* Given instruction
Exclude pictures. Extract exactly the lines from the one that contains "Convert this chart to Apache ECharts code." down to the one that contains "const lineIcon = 'path://M0,0M50,20M0,6.75H50V13.25H0Z';", both included.

* Available data
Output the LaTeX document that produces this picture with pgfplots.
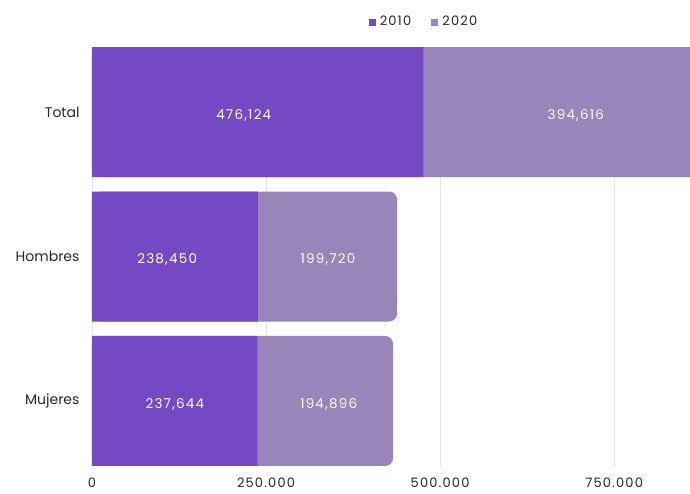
\documentclass[border=0pt]{standalone}
\usepackage{fontspec}
\setmainfont{Poppins}
\newfontfamily\numfont[LetterSpace=9]{Poppins}
\usepackage{pgfplots}
\pgfplotsset{compat=1.18}

\definecolor{c2010}{RGB}{118,73,196}
\definecolor{c2020}{RGB}{152,133,185}
\definecolor{gridc}{RGB}{228,228,228}
\definecolor{txt}{RGB}{40,40,40}

\begin{document}
\begin{tikzpicture}
\begin{axis}[
  scale only axis,
  width=598pt, height=419pt,
  xmin=0, xmax=859000,
  ymin=-0.45, ymax=2.45,
  axis line style={draw=none},
  scaled x ticks=false,
  xtick={0,250000,500000,750000},
  xticklabels={0,250.000,500.000,750.000},
  ytick={0,1,2},
  yticklabels={Mujeres,Hombres,Total},
  tick style={draw=none},
  xmajorgrids, grid style={gridc, line width=0.8pt},
  xticklabel style={font=\numfont\fontsize{13}{15}\selectfont, text=txt, yshift=-8pt},
  yticklabel style={font=\fontsize{14}{16}\selectfont, text=txt, xshift=-9pt},
  legend style={draw=none, at={(0.555,1.06)}, anchor=center,
    legend columns=2, font=\numfont\fontsize{13}{15}\selectfont, text=txt,
    /tikz/every even column/.append style={column sep=18pt}},
  legend image code/.code={\fill[#1] (0pt,-3pt) rectangle (6pt,3pt);
    \path[draw=none, fill=none] (0pt,0pt) -- (9pt,0pt);},
  clip=true,
]
\addlegendimage{c2010}
\addlegendentry{2010}
\addlegendimage{c2020}
\addlegendentry{2020}
% 2020 drawn as the full total, with rounded ends; 2010 laid over it
\addplot[xbar, bar shift=0pt, bar width=130pt, fill=c2020, draw=none,
  rounded corners=8pt, forget plot] coordinates {
  (870740,2) (438170,1) (432540,0)
};
\addplot[xbar, bar shift=0pt, bar width=130pt, fill=c2010, draw=none,
  forget plot] coordinates {
  (476124,2) (238450,1) (237644,0)
};
% value labels
\addplot[only marks, mark=none, forget plot,
  nodes near coords, point meta=explicit symbolic,
  every node near coord/.append style={anchor=center, text=white,
    font=\numfont\fontsize{13.5}{15}\selectfont, yshift=-3pt}] coordinates {
  (218000,2) [476,124]
  (695000,2) [394,616]
  (108000,1) [238,450]
  (339000,1) [199,720]
  (119000,0) [237,644]
  (340000,0) [194,896]
};
\end{axis}
\pgfresetboundingbox
\path (-92pt,-27pt) rectangle (598pt,466pt);
\end{tikzpicture}
\end{document}
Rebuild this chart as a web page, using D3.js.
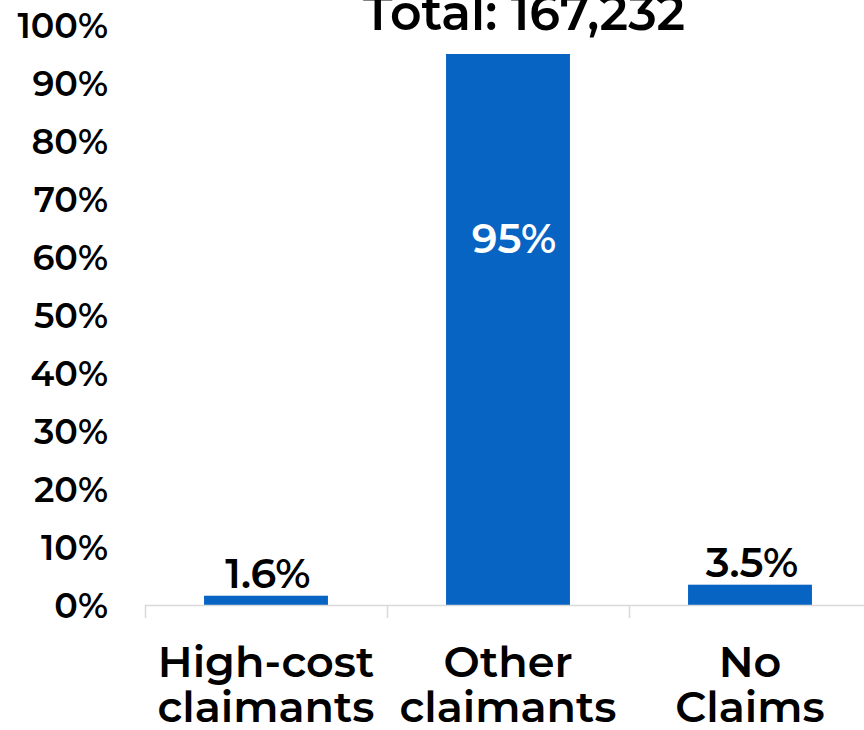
<!DOCTYPE html>
<html>
<head>
<meta charset="utf-8">
<script src="https://cdn.jsdelivr.net/npm/d3@7"></script>
<style>
  body { margin: 0; background: #fff; }
  svg { display: block; font-family: "Montserrat", "Open Sans", sans-serif; font-weight: 600; }
</style>
</head>
<body>
<svg id="chart"></svg>
<script>
const categories = [["High-cost", "claimants"], ["Other", "claimants"], ["No", "Claims"]];
const values = [1.6, 95, 3.5];
const valueLabels = ["1.6%", "95%", "3.5%"];
const yTicks = [0, 10, 20, 30, 40, 50, 60, 70, 80, 90, 100];
const title = "Total: 167,232";

const width = 864;
const height = 730;
const marginLeft = 145;
const bandWidth = 242;
const plotTop = 25;
const plotBottom = 605;

const svg = d3.select("#chart")
  .attr("width", width)
  .attr("height", height);

const xScale = d3.scaleBand()
  .domain(d3.range(categories.length))
  .range([marginLeft, marginLeft + bandWidth * categories.length])
  .paddingInner(0.488)
  .paddingOuter(0.244);
// band boundaries, used for the tick marks
const xEdges = d3.scaleLinear()
  .domain([0, categories.length])
  .range([marginLeft, marginLeft + bandWidth * categories.length]);
const yScale = d3.scaleLinear()
  .domain([0, 100])
  .range([plotBottom, plotTop]);

// y axis labels
svg.selectAll(".yLabel")
  .data(yTicks)
  .enter()
  .append("text")
  .attr("class", "yLabel")
  .attr("x", 108)
  .attr("y", d => yScale(d))
  .attr("dy", "0.36em")
  .attr("text-anchor", "end")
  .attr("font-size", 35)
  .attr("fill", "#000")
  .text(d => d + "%");

// bars
svg.selectAll(".bar")
  .data(values)
  .enter()
  .append("rect")
  .attr("class", "bar")
  .attr("x", (d, i) => xScale(i))
  .attr("width", xScale.bandwidth())
  .attr("y", d => yScale(d))
  .attr("height", d => yScale(0) - yScale(d))
  .attr("fill", "#0764c3");

// x axis line and tick marks
svg.append("line")
  .attr("x1", xEdges(0))
  .attr("x2", xEdges(categories.length))
  .attr("y1", plotBottom + 0.5)
  .attr("y2", plotBottom + 0.5)
  .attr("stroke", "#d9d9d9")
  .attr("stroke-width", 1.5);
svg.selectAll(".xTick")
  .data(d3.range(categories.length + 1))
  .enter()
  .append("line")
  .attr("class", "xTick")
  .attr("x1", d => xEdges(d) + 0.5)
  .attr("x2", d => xEdges(d) + 0.5)
  .attr("y1", plotBottom)
  .attr("y2", plotBottom + 13)
  .attr("stroke", "#d9d9d9")
  .attr("stroke-width", 1.5);

// value labels
svg.selectAll(".valueLabel")
  .data(values)
  .enter()
  .append("text")
  .attr("class", "valueLabel")
  .attr("x", (d, i) => xScale(i) + xScale.bandwidth() / 2)
  .attr("y", d => d > 50 ? yScale(d) + 199 : yScale(d) - 8)
  .attr("dx", d => d > 50 ? 6 : 2)
  .attr("text-anchor", "middle")
  .attr("font-size", 41)
  .attr("fill", d => d > 50 ? "#fff" : "#000")
  .text((d, i) => valueLabels[i]);

// category labels
const catGroups = svg.selectAll(".catLabel")
  .data(categories)
  .enter()
  .append("text")
  .attr("class", "catLabel")
  .attr("text-anchor", "middle")
  .attr("font-size", 43)
  .attr("fill", "#000");
catGroups.selectAll("tspan")
  .data((d, i) => d.map(line => ({ line, i })))
  .enter()
  .append("tspan")
  .attr("x", d => xScale(d.i) + xScale.bandwidth() / 2)
  .attr("y", (d, j) => 677 + j * 45)
  .text(d => d.line);

// title
svg.append("text")
  .attr("x", 524)
  .attr("y", 30)
  .attr("text-anchor", "middle")
  .attr("font-size", 49)
  .attr("fill", "#000")
  .text(title);
</script>
</body>
</html>
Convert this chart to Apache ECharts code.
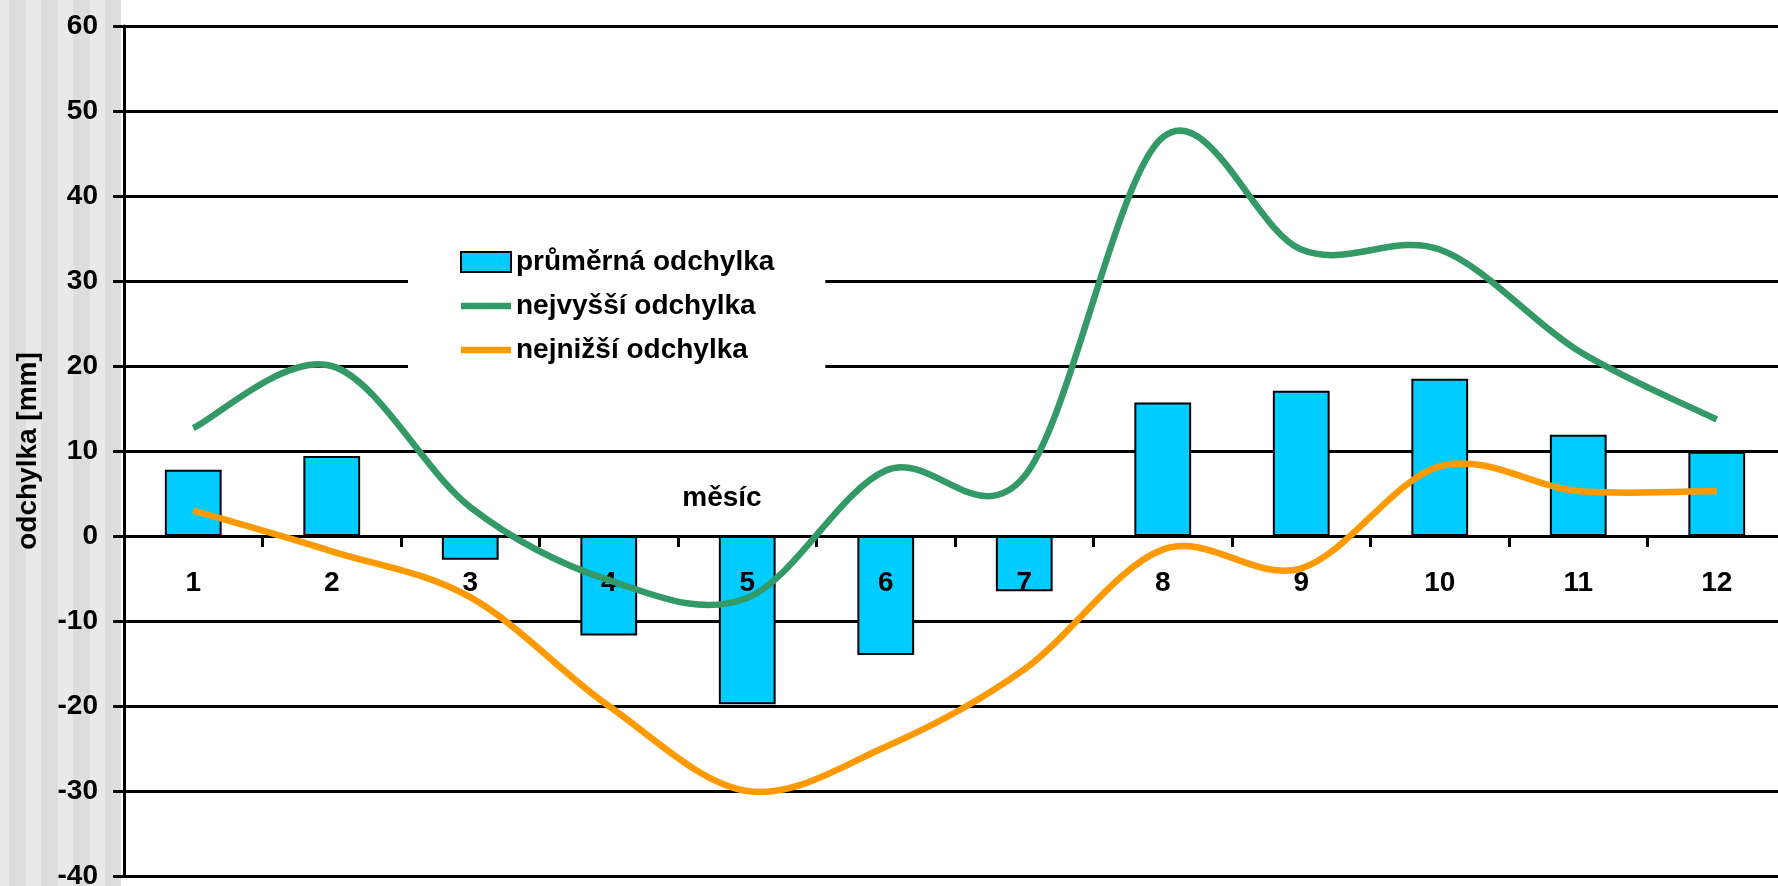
<!DOCTYPE html>
<html>
<head>
<meta charset="utf-8">
<script src="https://cdn.jsdelivr.net/npm/echarts@6/dist/echarts.min.js"></script>
<style>
  html, body { margin: 0; padding: 0; }
  body {
    width: 1778px; height: 886px; overflow: hidden;
    background: linear-gradient(to right,
      #e9e9e9 0 9px, #dddddd 9px 26px, #e9e9e9 26px 41px, #dddddd 41px 58px,
      #e9e9e9 58px 73px, #dddddd 73px 90px, #e9e9e9 90px 105px, #dddddd 105px 121px,
      #ffffff 121px);
  }
  #chart { width: 1778px; height: 886px; }
</style>
</head>
<body>
<div id="chart"></div>
<script>
// Monthly precipitation deviations [mm]
const months = ['1', '2', '3', '4', '5', '6', '7', '8', '9', '10', '11', '12'];
const avgDev = [7.8, 9.4, -2.8, -11.7, -19.8, -14.0, -6.5, 15.7, 17.1, 18.5, 11.9, 9.9];
const maxDev = [12.7, 20.0, 3.4, -5.2, -7.3, 7.7, 7.0, 46.9, 33.7, 33.7, 21.8, 13.7];
const minDev = [3.0, -1.8, -7.2, -20.0, -30.0, -24.8, -15.7, -1.6, -3.8, 8.2, 5.3, 5.3];

const seriesNames = ['průměrná odchylka', 'nejvyšší odchylka', 'nejnižší odchylka'];
const xAxisTitle = 'měsíc';
const yAxisTitle = 'odchylka [mm]';

const FONT = '"Liberation Sans", Arial, sans-serif';
const textBold = { fontFamily: FONT, fontWeight: 'bold', fontSize: 28, color: '#000' };
const LINE_W = 6.5;

// Legend icon for the curves: a thick horizontal stroke inside a 50x20 box
const lineIcon = 'path://M0,0M50,20M0,6.75H50V13.25H0Z';

// Smooth curve through the points (cardinal spline, tension 1/6), built in pixel space
function smoothCurve(values, color) {
  return function (params, api) {
    if (params.dataIndex !== 0) return null;
    const pts = values.map((v, i) => api.coord([i, v]));
    const n = pts.length;
    const p = (i) => pts[Math.max(0, Math.min(n - 1, i))];
    let d = 'M' + pts[0][0] + ',' + pts[0][1];
    for (let i = 0; i < n - 1; i++) {
      const p0 = p(i - 1), p1 = p(i), p2 = p(i + 1), p3 = p(i + 2);
      const c1x = p1[0] + (p2[0] - p0[0]) / 6, c1y = p1[1] + (p2[1] - p0[1]) / 6;
      const c2x = p2[0] - (p3[0] - p1[0]) / 6, c2y = p2[1] - (p3[1] - p1[1]) / 6;
      d += ' C' + c1x + ',' + c1y + ' ' + c2x + ',' + c2y + ' ' + p2[0] + ',' + p2[1];
    }
    return {
      type: 'path',
      shape: { pathData: d },
      style: { fill: 'none', stroke: color, lineWidth: LINE_W, lineCap: 'butt', lineJoin: 'round' },
      silent: true
    };
  };
}

const chart = echarts.init(document.getElementById('chart'), null, { renderer: 'canvas' });

chart.setOption({
  backgroundColor: 'transparent',
  animation: false,
  grid: { left: 124, top: 26, width: 1662, height: 850, containLabel: false, outerBoundsMode: 'none' },
  legend: {
    orient: 'vertical',
    left: 408,
    top: 232,
    padding: [16, 51, 20, 52],
    backgroundColor: '#ffffff',
    itemWidth: 50,
    itemHeight: 20,
    itemGap: 16,
    textStyle: textBold,
    data: [
      { name: seriesNames[0], icon: 'rect' },
      { name: seriesNames[1], icon: lineIcon },
      { name: seriesNames[2], icon: lineIcon }
    ]
  },
  xAxis: {
    type: 'category',
    data: months,
    boundaryGap: true,
    z: 3,
    offset: -340, // category axis drawn along the zero line
    axisLine: { onZero: false, lineStyle: { color: '#000', width: 3 } },
    axisTick: { show: true, alignWithLabel: false, length: 11, lineStyle: { color: '#000', width: 3 } },
    axisLabel: { ...textBold, margin: 33, interval: 0 },
    splitLine: { show: false }
  },
  yAxis: {
    type: 'value',
    min: -40,
    max: 60,
    interval: 10,
    name: yAxisTitle,
    nameLocation: 'middle',
    nameRotate: 90,
    nameGap: 82,
    nameTextStyle: textBold,
    axisLine: { show: true, lineStyle: { color: '#000', width: 3 } },
    axisTick: { show: true, length: 11, lineStyle: { color: '#000', width: 3 } },
    axisLabel: { ...textBold, margin: 26 },
    splitLine: { show: true, lineStyle: { color: '#000', width: 3 } }
  },
  graphic: [
    {
      type: 'text',
      x: 722,
      y: 498,
      z: 10,
      style: {
        text: xAxisTitle,
        font: 'bold 28px ' + FONT,
        fill: '#000',
        align: 'center',
        verticalAlign: 'middle'
      }
    }
  ],
  series: [
    {
      name: seriesNames[0],
      type: 'bar',
      data: avgDev,
      barWidth: '41%',
      z: 2,
      itemStyle: { color: '#00ccff', borderColor: '#000', borderWidth: 2 }
    },
    {
      name: seriesNames[1],
      type: 'custom',
      data: maxDev.map((v, i) => [i, v]),
      encode: { x: 0, y: 1 },
      z: 5,
      itemStyle: { color: '#339966' },
      renderItem: smoothCurve(maxDev, '#339966')
    },
    {
      name: seriesNames[2],
      type: 'custom',
      data: minDev.map((v, i) => [i, v]),
      encode: { x: 0, y: 1 },
      z: 5,
      itemStyle: { color: '#ff9900' },
      renderItem: smoothCurve(minDev, '#ff9900')
    }
  ]
});
</script>
</body>
</html>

* Output for this task
Convert this chart to Apache ECharts code.
<!DOCTYPE html>
<html>
<head>
<meta charset="utf-8">
<script src="https://cdn.jsdelivr.net/npm/echarts@6/dist/echarts.min.js"></script>
<style>
  html, body { margin: 0; padding: 0; }
  body {
    width: 1778px; height: 886px; overflow: hidden;
    background: linear-gradient(to right,
      #e9e9e9 0 9px, #dddddd 9px 26px, #e9e9e9 26px 41px, #dddddd 41px 58px,
      #e9e9e9 58px 73px, #dddddd 73px 90px, #e9e9e9 90px 105px, #dddddd 105px 121px,
      #ffffff 121px);
  }
  #chart { width: 1778px; height: 886px; }
</style>
</head>
<body>
<div id="chart"></div>
<script>
// Monthly precipitation deviations [mm]
const months = ['1', '2', '3', '4', '5', '6', '7', '8', '9', '10', '11', '12'];
const avgDev = [7.8, 9.4, -2.8, -11.7, -19.8, -14.0, -6.5, 15.7, 17.1, 18.5, 11.9, 9.9];
const maxDev = [12.7, 20.0, 3.4, -5.2, -7.3, 7.7, 7.0, 46.9, 33.7, 33.7, 21.8, 13.7];
const minDev = [3.0, -1.8, -7.2, -20.0, -30.0, -24.8, -15.7, -1.6, -3.8, 8.2, 5.3, 5.3];

const seriesNames = ['průměrná odchylka', 'nejvyšší odchylka', 'nejnižší odchylka'];
const xAxisTitle = 'měsíc';
const yAxisTitle = 'odchylka [mm]';

const FONT = '"Liberation Sans", Arial, sans-serif';
const textBold = { fontFamily: FONT, fontWeight: 'bold', fontSize: 28, color: '#000' };
const LINE_W = 6.5;

// Legend icon for the curves: a thick horizontal stroke inside a 50x20 box
const lineIcon = 'path://M0,0M50,20M0,6.75H50V13.25H0Z';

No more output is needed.